The ideal time to create one is during your initial business formation, alongside other founding documents. This becomes especially crucial when dealing with family businesses, multiple investors, or when partners bring different levels of capital or expertise. Having clear buyout terms ready before problems arise saves both relationships and resources.
What are the different types of Buyout Agreement?
- Buy Out Agreement: Standard form used for general business partnerships in the Philippines, covering basic exit terms, valuation methods, and payment structures for partner departures.
- Real Estate Buy Out Agreement: Specialized version for property co-owners and real estate partnerships, including specific provisions for land valuation, development rights, and property-specific exit conditions under Philippine real estate laws.
Who should typically use a Buyout Agreement?
- Business Partners: Primary users who sign the Buyout Agreement to protect their interests and establish clear exit terms for their Philippine business venture.
- Corporate Lawyers: Draft and review agreements to ensure compliance with Philippine Corporation Code and protect client interests.
- Family Business Owners: Use these agreements to manage succession planning and prevent future ownership disputes among relatives.
- Corporate Secretaries: Maintain and update agreement records, ensuring proper documentation for SEC compliance.
- Business Consultants: Advise on fair valuation methods and structure terms that balance all parties' interests.
How do you write a Buyout Agreement?
- Company Details: Gather SEC registration, business permits, and current ownership structure documents.
- Ownership Information: List all partners' shares, contributions, and roles in the business.
- Valuation Method: Decide on fair market value calculation approach or specific formula for share pricing.
- Payment Terms: Define payment schedules, financing options, and any installment arrangements.
- Trigger Events: Specify circumstances that activate buyout options (retirement, death, disability).
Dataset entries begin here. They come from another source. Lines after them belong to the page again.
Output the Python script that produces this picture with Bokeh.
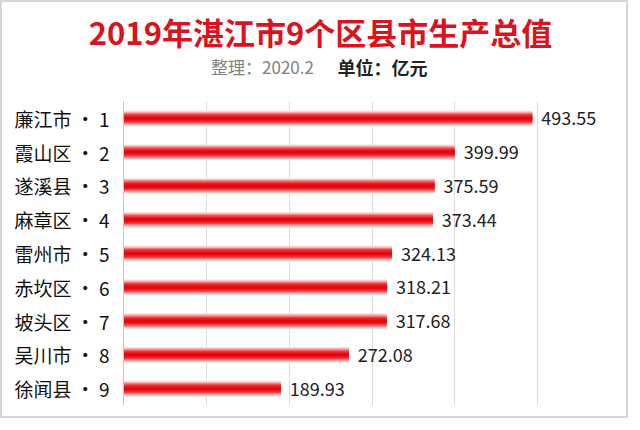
from bokeh.plotting import figure
from bokeh.models import ColumnDataSource, FactorRange, Range1d
from bokeh.layouts import column
from bokeh.core.properties import value
from bokeh.embed import file_html
from bokeh.resources import INLINE

districts = ["廉江市", "霞山区", "遂溪县", "麻章区", "雷州市", "赤坎区", "坡头区", "吴川市", "徐闻县"]
ranks = [1, 2, 3, 4, 5, 6, 7, 8, 9]
gdp = [493.55, 399.99, 375.59, 373.44, 324.13, 318.21, 317.68, 272.08, 189.93]

title_text = "2019年湛江市9个区县市生产总值"
note_text = "整理：2020.2"
unit_text = "单位：亿元"

FONT = "Noto Sans CJK SC"
W = 624
TOP_H = 99
CH_H = 414 - TOP_H

# ---- header figure (title + subtitle) ----
h = figure(width=W, height=TOP_H, output_backend="svg", toolbar_location=None,
           x_range=Range1d(0, W), y_range=Range1d(TOP_H, 0),
           min_border=0, outline_line_color=None)
h.axis.visible = False
h.grid.visible = False
h.text(x=[318], y=[29], text=[title_text], text_align="center", text_baseline="middle",
       text_font=value(FONT), text_font_size="31px", text_font_style="bold", text_color="#d9141c")
h.text(x=[260], y=[64], text=[note_text], text_align="center", text_baseline="middle",
       text_font=value(FONT), text_font_size="17px", text_color="#808080")
h.text(x=[380], y=[64], text=[unit_text], text_align="center", text_baseline="middle",
       text_font=value(FONT), text_font_size="18px", text_font_style="bold", text_color="#222222")

# ---- chart ----
labels = [f"{d} · {r}" for d, r in zip(districts, ranks)]
src = ColumnDataSource(dict(cat=labels, v=gdp, t=[f"{x:.2f}" for x in gdp]))

p = figure(width=W, height=CH_H, output_backend="svg", toolbar_location=None,
           y_range=FactorRange(factors=labels[::-1]), x_range=Range1d(0, 600),
           min_border_left=121, min_border_right=6, min_border_top=0, min_border_bottom=11,
           outline_line_color=None)

for fig in (h, p):
    try:
        fig.frame_align = False
    except Exception:
        pass

layers = [(0.46, "#fde0e0"), (0.40, "#f9b4b4"), (0.33, "#f47c7c"), (0.26, "#ee4346"),
          (0.18, "#e81c22"), (0.08, "#e0080f")]
for hh, c in layers:
    p.hbar(y="cat", right="v", left=0, height=hh, source=src, fill_color=c, line_color=None)

p.text(x="v", y="cat", text="t", source=src, x_offset=9, text_baseline="middle",
       text_font=value(FONT), text_font_size="18px", text_color="#222222")

p.xaxis.visible = False
p.xgrid.ticker = [0, 100, 200, 300, 400, 500, 600]
p.xgrid.grid_line_color = "#dcdcdc"
p.ygrid.grid_line_color = None
p.yaxis.axis_line_color = "#c8c8c8"
p.yaxis.major_tick_line_color = None
p.yaxis.minor_tick_line_color = None
p.yaxis.major_label_text_font = FONT
p.yaxis.major_label_text_font_size = "19px"
p.yaxis.major_label_text_color = "#111111"
p.yaxis.major_label_standoff = 8

layout = column(h, p, spacing=0,
                styles={"border": "2px solid #d6d6d6", "box-sizing": "border-box"})

open("out.html", "w").write(file_html(layout, INLINE))
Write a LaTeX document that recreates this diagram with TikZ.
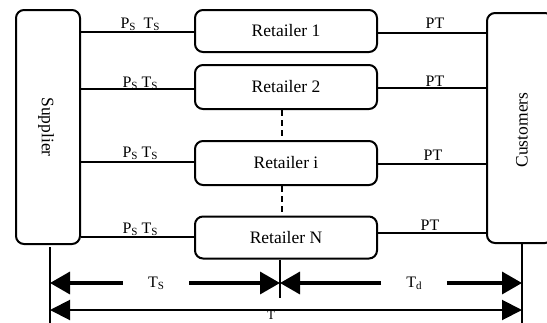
\documentclass[tikz,border=0pt]{standalone}
\usepackage{fontspec}
\setmainfont{Liberation Serif}
\usetikzlibrary{arrows.meta}
\newcommand{\subS}[1]{\raisebox{-0.3ex}{\fontsize{11}{11}\selectfont #1}}
\begin{document}
\begin{tikzpicture}[x=1pt,y=-1pt,
  box/.style={draw, line width=2pt, rounded corners=8pt, inner sep=0pt},
  conn/.style={line width=2pt},
  lab/.style={anchor=base, inner sep=0pt, font=\fontsize{16}{16}\selectfont},
  boxtxt/.style={font=\fontsize{17.5}{17.5}\selectfont},
  dim/.style={line width=3.5pt, -{Triangle[length=20pt,width=22pt]}},
  dimthin/.style={line width=2pt, {Triangle[length=20pt,width=20pt]}-{Triangle[length=20pt,width=20pt]}},
  vline/.style={line width=2pt}]
\useasboundingbox (0,0) rectangle (547,322);
% boxes
\node[box, minimum width=64pt, minimum height=234pt] (sup) at (48,127) {};
\node[boxtxt, rotate=-90] (suptxt) at (46,127) {Supplier};
\node[box, minimum width=66pt, minimum height=230pt] (cus) at (520,128) {};
\node[boxtxt, rotate=90] (custxt) at (522,130) {Customers};
\node[box, boxtxt, minimum width=182pt, minimum height=42pt] (r1) at (286,31) {Retailer 1};
\node[box, boxtxt, minimum width=182pt, minimum height=44pt] (r2) at (286,87) {Retailer 2};
\node[box, boxtxt, minimum width=182pt, minimum height=44pt] (ri) at (286,163) {Retailer i};
\node[box, boxtxt, minimum width=182pt, minimum height=42pt] (rn) at (286,237.5) {Retailer N};
% connectors
\coordinate (l1) at (195,32);
\coordinate (l2) at (195,89);
\coordinate (l3) at (195,162);
\coordinate (l4) at (195,237);
\draw[line width=1.6pt] (l1) -- (l1 -| sup.east);
\draw[line width=2.4pt] (l2) -- (l2 -| sup.east);
\draw[line width=2.4pt] (l3) -- (l3 -| sup.east);
\draw[line width=1.6pt] (l4) -- (l4 -| sup.east);
\coordinate (m1) at (377,33);
\coordinate (m2) at (377,88);
\coordinate (m3) at (377,164);
\coordinate (m4) at (377,233);
\draw[line width=1.6pt] (m1) -- (m1 -| cus.west);
\draw[line width=2.4pt] (m2) -- (m2 -| cus.west);
\draw[line width=2.4pt] (m3) -- (m3 -| cus.west);
\draw[line width=2.4pt] (m4) -- (m4 -| cus.west);
\draw[line width=2.5pt, dash pattern=on 6pt off 4pt] (r2.south -| 282,0) -- (ri.north -| 282,0);
\draw[line width=2.5pt, dash pattern=on 6pt off 4pt] (ri.south -| 282,0) -- (rn.north -| 282,0);
% labels
\node[lab] (ps1) at (140,28) {P\subS{S}\ \ T\subS{S}};
\node[lab] (ps2) at (140,87) {P\subS{S} T\subS{S}};
\node[lab] (ps3) at (140,157) {P\subS{S} T\subS{S}};
\node[lab] (ps4) at (140,233) {P\subS{S} T\subS{S}};
\node[lab] (pt1) at (435,28) {PT};
\node[lab] (pt2) at (435,86) {PT};
\node[lab] (pt3) at (433,160) {PT};
\node[lab] (pt4) at (430,230) {PT};
% dimension lines
\coordinate (vl) at (50,247);
\coordinate (vlb) at (50,325);
\coordinate (vm) at (280,298);
\coordinate (vr) at (522,325);
\draw[vline] (vl) -- (vlb);
\draw[vline] (rn.south -| vm) -- (vm);
\draw[vline] (cus.south -| vr) -- (vr);
\node[lab, anchor=center] (ts) at (156,283) {T\subS{S}};
\node[lab, anchor=center] (td) at (414,283) {T\raisebox{-0.3ex}{\fontsize{11}{11}\selectfont d}};
\draw[dim] (ts.west) ++(-25,0) coordinate (tsa) -- (tsa -| vl);
\draw[dim] (ts.east) ++(25,0) coordinate (tsb) -- (tsb -| vm);
\draw[dim] (td.west) ++(-25,0) coordinate (tda) -- (tda -| vm);
\draw[dim] (td.east) ++(25,0) coordinate (tdb) -- (tdb -| vr);
\coordinate (tl) at (50,310);
\draw[dimthin] (tl) -- (tl -| vr);
\node[lab, font=\fontsize{13}{13}\selectfont] (tt) at (271,319.5) {T};
\end{tikzpicture}
\end{document}
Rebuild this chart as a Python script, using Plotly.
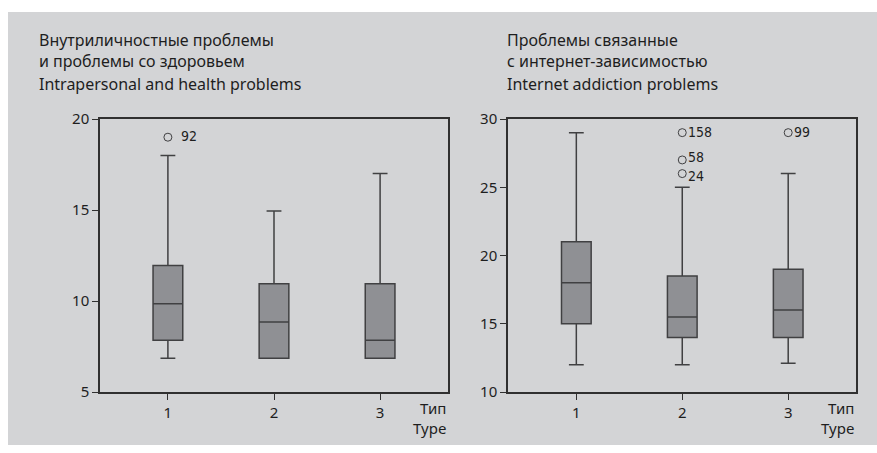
import plotly.graph_objects as go

W, H = 877, 453

# ---- data ----
types = [1, 2, 3]

left_low = [6.85, 6.85, 6.85]
left_q1 = [7.85, 6.85, 6.85]
left_median = [9.85, 8.85, 7.85]
left_q3 = [11.95, 10.95, 10.95]
left_high = [18, 14.95, 17]
left_out_x = [1]
left_out_y = [19]
left_out_labels = ["92"]

right_low = [12, 12, 12.1]
right_q1 = [15, 14, 14]
right_median = [18, 15.5, 16]
right_q3 = [21, 18.5, 19]
right_high = [29, 25, 26]
right_out_x = [2, 2, 2, 3]
right_out_y = [29, 27, 26, 29]
right_out_labels = ["158", "58", "24", "99"]

left_title_ru = "Внутриличностные проблемы<br>и проблемы со здоровьем"
left_title_en = "Intrapersonal and health problems"
right_title_ru = "Проблемы связанные<br>с интернет-зависимостью"
right_title_en = "Internet addiction problems"
x_title = "Тип<br>Type"

left_ticks = [5, 10, 15, 20]
right_ticks = [10, 15, 20, 25, 30]

# ---- styles ----
PANEL = "#d3d4d6"
PLOTBG = "#bebfc2"
BOXFILL = "#8f9094"
LINE = "#404042"
TXT = "#1e1e1e"
FONT = "Noto Sans, Open Sans, sans-serif"
NARROW = "Liberation Sans Narrow, DejaVu Sans Condensed, sans-serif"
left_label_yshift = [1]
right_label_yshift = [1, 3, -2, 1]

def px(x):
    return x / W

def py(y):
    return 1 - y / H

fig = go.Figure()

def add_boxes(xa, ya, low, q1, med, q3, high):
    fig.add_trace(go.Box(
        x=types, lowerfence=low, q1=q1, median=med, q3=q3, upperfence=high,
        xaxis=xa, yaxis=ya, width=0.28, whiskerwidth=0.5,
        fillcolor=BOXFILL, line=dict(color=LINE, width=1.5),
        boxpoints=False, showlegend=False, hoverinfo="skip",
    ))

def add_outliers(xa, ya, xs, ys, labels, shift, yshifts):
    fig.add_trace(go.Scatter(
        x=xs, y=ys, mode="markers", xaxis=xa, yaxis=ya,
        marker=dict(symbol="circle-open", size=8, color=LINE, line=dict(width=1)),
        showlegend=False, hoverinfo="skip",
    ))
    for x, y, t, ys_ in zip(xs, ys, labels, yshifts):
        fig.add_annotation(
            x=x, y=y, xref=xa, yref=ya, text=t, showarrow=False,
            xanchor="left", yanchor="middle", xshift=shift, yshift=ys_,
            font=dict(family=NARROW, size=14, color=TXT),
        )

add_boxes("x", "y", left_low, left_q1, left_median, left_q3, left_high)
add_outliers("x", "y", left_out_x, left_out_y, left_out_labels, 11, left_label_yshift)
add_boxes("x2", "y2", right_low, right_q1, right_median, right_q3, right_high)
add_outliers("x2", "y2", right_out_x, right_out_y, right_out_labels, 4, right_label_yshift)

ydom = [py(392), py(119)]
axis_common = dict(
    showgrid=False, zeroline=False, showline=True, mirror=True,
    linecolor="#303030", linewidth=1.5, ticks="outside", ticklen=6,
    tickcolor="#303030", tickwidth=1.2, automargin=False,
    tickfont=dict(family=FONT, size=15, color=TXT),
)

fig.update_layout(
    width=W, height=H, autosize=False,
    margin=dict(l=0, r=0, t=0, b=0, pad=0, autoexpand=False),
    paper_bgcolor="white", plot_bgcolor=PLOTBG,
    xaxis=dict(domain=[px(100), px(448)], range=[0.36, 3.64],
               tickvals=types, ticktext=[str(t) for t in types], anchor="y", **axis_common),
    yaxis=dict(domain=ydom, range=[5, 20], tickvals=left_ticks, anchor="x", **axis_common),
    xaxis2=dict(domain=[px(508), px(856)], range=[0.355, 3.64],
                tickvals=types, ticktext=[str(t) for t in types], anchor="y2", **axis_common),
    yaxis2=dict(domain=ydom, range=[10, 30], tickvals=right_ticks, anchor="x2", **axis_common),
    shapes=[dict(type="rect", xref="paper", yref="paper", x0=px(8), x1=1,
                 y0=py(445), y1=py(12), fillcolor=PANEL, line=dict(width=0), layer="below")],
)

def title(xpix, ru, en):
    fig.add_annotation(x=px(xpix), y=py(27), xref="paper", yref="paper", text=ru,
                       showarrow=False, xanchor="left", yanchor="top", align="left",
                       font=dict(family=FONT, size=16, color=TXT))
    fig.add_annotation(x=px(xpix), y=py(71), xref="paper", yref="paper", text=en,
                       showarrow=False, xanchor="left", yanchor="top", align="left",
                       font=dict(family=FONT, size=16, color=TXT))

title(37, left_title_ru, left_title_en)
title(505, right_title_ru, right_title_en)

for xr in (448, 856):
    fig.add_annotation(x=px(xr), y=py(396), xref="paper", yref="paper", text=x_title,
                       showarrow=False, xanchor="right", yanchor="top", align="right",
                       font=dict(family=FONT, size=15, color=TXT))

fig.write_html("out.html", config={"displayModeBar": False},
               post_script="document.body.style.margin='0';")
- Draft Review: Our platform generates a compliant Philippine Buyout Agreement template, ensuring all essential elements are included.
What should be included in a Buyout Agreement?
- Party Information: Complete legal names, addresses, and roles of all business partners involved.
- Purchase Price: Clear valuation method and payment terms under Philippine accounting standards.
- Trigger Events: Specific circumstances that activate the buyout option.
- Notice Requirements: Formal communication procedures and timelines.
- Transfer Process: Step-by-step ownership transfer procedure compliant with SEC rules.
- Governing Law: Express statement of Philippine law jurisdiction.
- Dispute Resolution: Mediation and arbitration procedures under Philippine ADR Law.
- Signatures: Notarized signing section for all parties.
What's the difference between a Buyout Agreement and a Business Acquisition Agreement?
A Buyout Agreement differs significantly from a Business Acquisition Agreement in Philippine business law. While both deal with ownership transfers, they serve distinct purposes and situations.
- Scope and Purpose: Buyout Agreements focus on internal transfers between existing partners or shareholders, while Business Acquisition Agreements cover complete company purchases by external buyers.
- Timing of Creation: Buyout Agreements are typically drafted when the business starts, setting future exit terms. Business Acquisition Agreements are created when an actual sale is planned.
- Valuation Methods: Buyout Agreements usually include pre-agreed formulas for share pricing, while Business Acquisition Agreements involve current market valuations and negotiations.
- Legal Requirements: Buyout Agreements need only basic SEC compliance, whereas Business Acquisition Agreements require more extensive due diligence and regulatory approvals under Philippine merger laws.